Dietary Shifts and Jaw Mechanics

Changes in diet may have added further pressure. As hominins began eating tougher, more varied plant foods, especially underground tubers and roots, the jaw needed to generate strong, even grinding forces. Large, projecting canines interfere with the side-to-side chewing motion needed to process tough foods because they lock the jaw into a narrow range of movement. Smaller, flatter canines allowed the jaw to move more freely, improving chewing efficiency.

The lower premolar’s transformation reflects this shift clearly. In apes, the front lower premolar is tall, single-cusped, and tilted, optimized for sharpening the upper canine. In early hominins, this tooth gradually became shorter, broader, and two-cusped, taking on a shape better suited for crushing food.
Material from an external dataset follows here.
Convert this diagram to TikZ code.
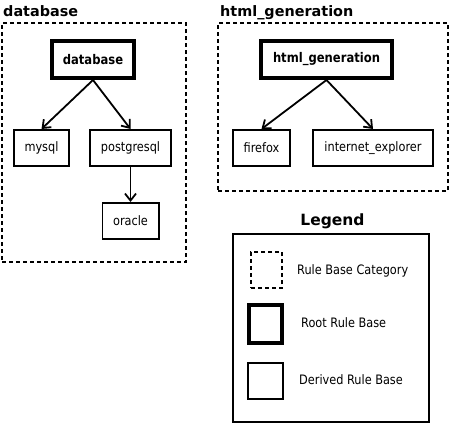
\documentclass[tikz,border=0pt]{standalone}
\usepackage{fontspec}
\setmainfont{DejaVu Sans}
\newfontfamily\narrowsans[FakeStretch=0.87]{DejaVu Sans}
\usetikzlibrary{arrows.meta}

\begin{document}
\begin{tikzpicture}[x=1pt,y=-1pt,
  every node/.style={inner sep=0pt,font=\narrowsans\fontsize{13}{15}\selectfont},
  category/.style={draw,line width=2pt,dash pattern=on 4pt off 3pt},
  rootbase/.style={draw,line width=4pt,font=\narrowsans\fontsize{13.3}{15}\selectfont\bfseries},
  derived/.style={draw,line width=1.6pt},
  heading/.style={font=\fontsize{14.4}{16}\selectfont\bfseries},
  link/.style={line width=1.8pt,-{Straight Barb[length=7pt,width=11pt,line width=1.8pt]}}]
\useasboundingbox (0,0) rectangle (450,424);

\node (dbtitle) at (3,16) [heading,anchor=base west] {database};
\node (dbcat) at (94,142.5) [category,minimum width=184pt,minimum height=239pt] {};
\node (dbroot) at (93,59.5) [rootbase,minimum width=82pt,minimum height=37pt] {database};
\node (mysql) at (41.5,148) [derived,minimum width=55.4pt,minimum height=36.4pt] {mysql};
\node (postgresql) at (130.5,148) [derived,minimum width=81.4pt,minimum height=36.4pt] {postgresql};
\node (oracle) at (130.5,221) [derived,minimum width=56.4pt,minimum height=36.4pt] {oracle};

\node (htmltitle) at (220,16) [heading,anchor=base west] {html\_generation};
\node (htmlcat) at (333,107) [category,minimum width=230pt,minimum height=168pt] {};
\node (htmlroot) at (326.5,59.5) [rootbase,minimum width=131pt,minimum height=37pt] {html\_generation};
\node (firefox) at (261.5,148) [derived,minimum width=57.4pt,minimum height=36.4pt] {firefox};
\node (explorer) at (373,148) [derived,minimum width=120.4pt,minimum height=36.4pt] {internet\_explorer};

\draw[link] (dbroot.south) -- (mysql.north);
\draw[link] (dbroot.south) -- (postgresql.north);
\draw[link] (postgresql.south) -- (oracle.north);
\draw[link] (htmlroot.south) -- (firefox.north);
\draw[link] (htmlroot.south) -- (explorer.north);

\node (legtitle) at (332.5,221.5) [font=\fontsize{15.5}{17}\selectfont\bfseries] {Legend};
\node (legend) at (331,328) [draw,line width=1.6pt,minimum width=196.4pt,minimum height=188.4pt] {};
\node (legcat) at (266.5,270) [category,minimum width=31pt,minimum height=36pt] {};
\node (legroot) at (265.5,324) [draw,line width=4pt,minimum width=33pt,minimum height=38pt] {};
\node (legderived) at (265.5,381) [derived,minimum width=35.4pt,minimum height=36.4pt] {};
\node (catlabel) at (297,271) [anchor=west] {Rule Base Category};
\node (rootlabel) at (301,323) [anchor=west] {Root Rule Base};
\node (derivedlabel) at (299,380) [anchor=west] {Derived Rule Base};
\end{tikzpicture}
\end{document}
Studies of premolar crowns in early hominins show systematic variation in cusp number, cusp placement, and the size of the chewing basin across different species, with the chewing basin expanding significantly in some lineages, particularly in the robust australopithecines.

Why It Happened So Early

What surprises many people is the timing. Canine reduction is not a late development linked to big brains or stone tools. It predates the oldest known stone tools by at least 3 million years. It predates significant brain expansion by even longer. Small canines and bipedalism are the founding traits of the human lineage, present from the very beginning of the fossil record.
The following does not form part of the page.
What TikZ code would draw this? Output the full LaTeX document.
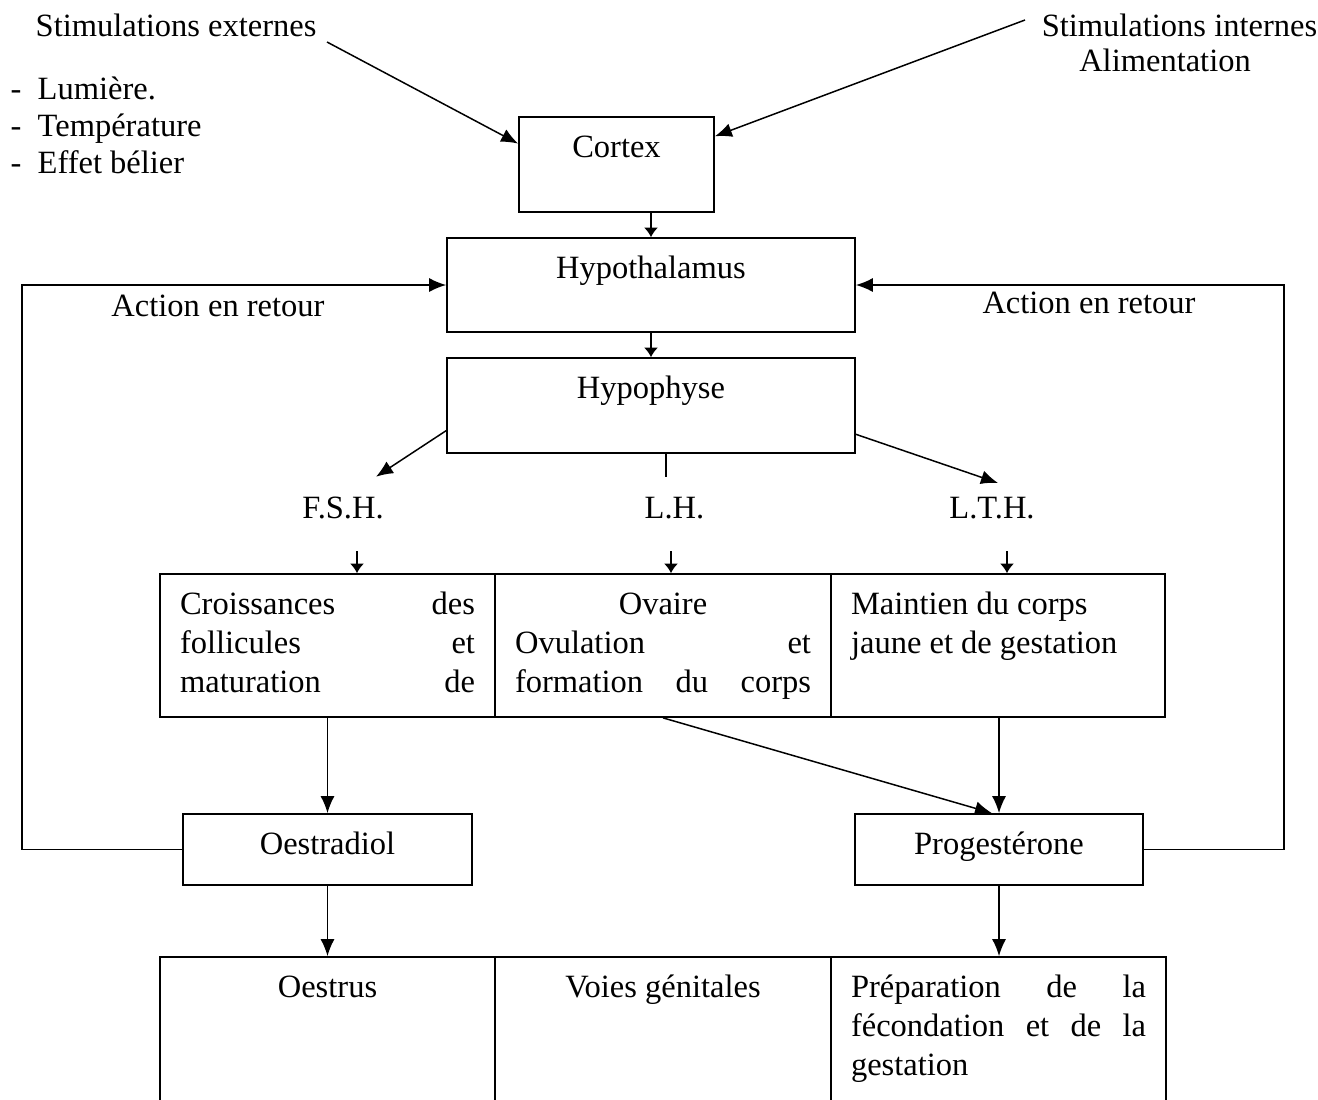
\documentclass[tikz,border=0pt]{standalone}
\usepackage{fontspec}
\setmainfont{Liberation Serif}
\usetikzlibrary{arrows.meta,calc}
\tikzset{>={Latex[length=3.4mm,width=2.8mm]}}
\tikzset{
  boite/.style={draw, line width=1pt, inner xsep=0.4cm, inner ysep=0pt},
  etiq/.style={inner sep=0.1cm},
  petite/.style={-{Latex[length=1.9mm,width=2.8mm]}}
}
\newcommand{\cadre}[3]{\parbox[c][#2][t]{\dimexpr#1-0.8cm\relax}{\vspace*{0.27cm}#3}}
\newcommand{\ligne}[1]{\makebox[\linewidth][s]{#1}}

\begin{document}
\begin{tikzpicture}[x=0.02cm, y=-0.02cm, line width=0.85pt,
    font=\fontsize{18.5}{22.2}\selectfont]
    \clip (0,0) rectangle (1318,1099);

    % Stimulations
    \node (stimext) [anchor=base west, inner sep=0] at (35,36) {Stimulations externes};
    \node (facteurs) [anchor=north west, align=left, inner sep=0] at (10,76)
        {\makebox[0.54cm][l]{-}Lumière.\\[-1pt]
         \makebox[0.54cm][l]{-}Température\\[-1pt]
         \makebox[0.54cm][l]{-}Effet bélier};
    \node (stimint) [anchor=base west, inner sep=0] at (1041,36) {Stimulations internes};
    \node (alim) [anchor=base, inner sep=0] at (1165,71) {Alimentation};

    % Centres nerveux
    \node (cortex) [boite] at (616.5,164.5) {\cadre{3.9cm}{1.9cm}{\centering\strut Cortex}};
    \node (hypothal) [boite] at (651,285) {\cadre{8.16cm}{1.88cm}{\centering\strut Hypothalamus}};
    \node (hypoph) [boite] at (651,405.5) {\cadre{8.16cm}{1.9cm}{\centering\strut Hypophyse}};

    % Hormones hypophysaires
    \node (fsh) [etiq, anchor=base] at (343,518) {F.S.H.};
    \node (lh) [etiq, anchor=base] at (674.5,518) {L.H.};
    \node (lth) [etiq, anchor=base] at (992,518) {L.T.H.};

    % Ovaire
    \node (croiss) [boite] at (327.5,645.5) {\cadre{6.7cm}{2.86cm}{\strut\ligne{Croissances des}\\
        \ligne{follicules et}\\ \ligne{maturation de}}};
    \node (ovaire) [boite] at (663,645.5) {\cadre{6.72cm}{2.86cm}{\strut\makebox[\linewidth]{Ovaire}\\
        \ligne{Ovulation et}\\ \ligne{formation du corps}}};
    \node (maintien) [boite] at (998,645.5) {\cadre{6.68cm}{2.86cm}{\raggedright\strut Maintien du corps\\
        jaune et de gestation}};

    % Hormones ovariennes
    \node (oestradiol) [boite] at (327.5,849.5) {\cadre{5.78cm}{1.42cm}{\centering\strut Oestradiol}};
    \node (proges) [boite] at (999,849.5) {\cadre{5.76cm}{1.42cm}{\centering\strut Progestérone}};

    % Voies genitales
    \node (oestrus) [boite] at (327.5,1042) {\cadre{6.7cm}{3.4cm}{\centering\strut Oestrus}};
    \node (voies) [boite] at (663,1042) {\cadre{6.72cm}{3.4cm}{\centering\strut Voies génitales}};
    \node (prepa) [boite] at (998.5,1042) {\cadre{6.7cm}{3.4cm}{\strut\ligne{Préparation de la}\\
        \ligne{fécondation et de la}\\ gestation}};

    \node (retourg) [anchor=base, inner sep=0] at (218,316) {Action en retour};
    \node (retourd) [anchor=base, inner sep=0] at (1089,313) {Action en retour};

    % Fleches
    \coordinate (depext) at (327,42);
    \coordinate (depint) at (1025,20);
    \draw[->] (depext) -- (cortex.168);
    \draw[->] (depint) -- (cortex.16);
    \draw[petite] (cortex.south -| hypothal.north) -- (hypothal.north);
    \draw[petite] (hypothal.south) -- (hypoph.north);

    \draw[->] (hypoph.187) -- ($(fsh.north)+(33,-14)$);
    \coordinate (lhhaut) at ($(lh.north)+(-8.5,-14)$);
    \draw (hypoph.south -| lhhaut) -- (lhhaut);
    \draw[->] (hypoph.-8) -- ($(lth.north)+(6,-8)$);

    \draw[petite] ([shift={(14,27)}]fsh.south) coordinate (f1) -- (f1 |- croiss.north);
    \draw[petite] ([shift={(-3.5,27)}]lh.south) coordinate (l1) -- (l1 |- ovaire.north);
    \draw[petite] ([shift={(15,27)}]lth.south) coordinate (t1) -- (t1 |- maintien.north);

    \draw[->] (croiss.south) -- (oestradiol.north);
    \draw[->] (ovaire.south) -- ([xshift=-0.14cm]proges.north);
    \draw[->] (maintien.south -| proges.north) -- (proges.north);
    \draw[->] (oestradiol.south) -- (oestrus.north);
    \draw[->] (proges.south) -- (proges.south |- prepa.north);

    % Action en retour
    \coordinate (gauche) at (22,0);
    \coordinate (droite) at (1284,0);
    \draw[->] (oestradiol.west) -| (gauche |- hypothal.west) -- (hypothal.west);
    \draw[->] (proges.east) -| (droite |- hypothal.east) -- (hypothal.east);
\end{tikzpicture}
\end{document}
This timing suggests the social and ecological pressures driving canine reduction were among the very first forces shaping our ancestors after they diverged from the lineage leading to chimpanzees. Whatever combination of reduced male aggression, early tool use, and dietary change was responsible, it was already well underway by 6 to 7 million years ago. By the time hominins like Ardipithecus ramidus appeared around 4.4 million years ago, the honing complex was essentially gone: canines were small, the diastema had closed, and the lower premolar had lost its role as a sharpening blade. The self-sharpening tooth system that works so well for chimpanzees and gorillas had become irrelevant to a lineage finding new solutions to old problems.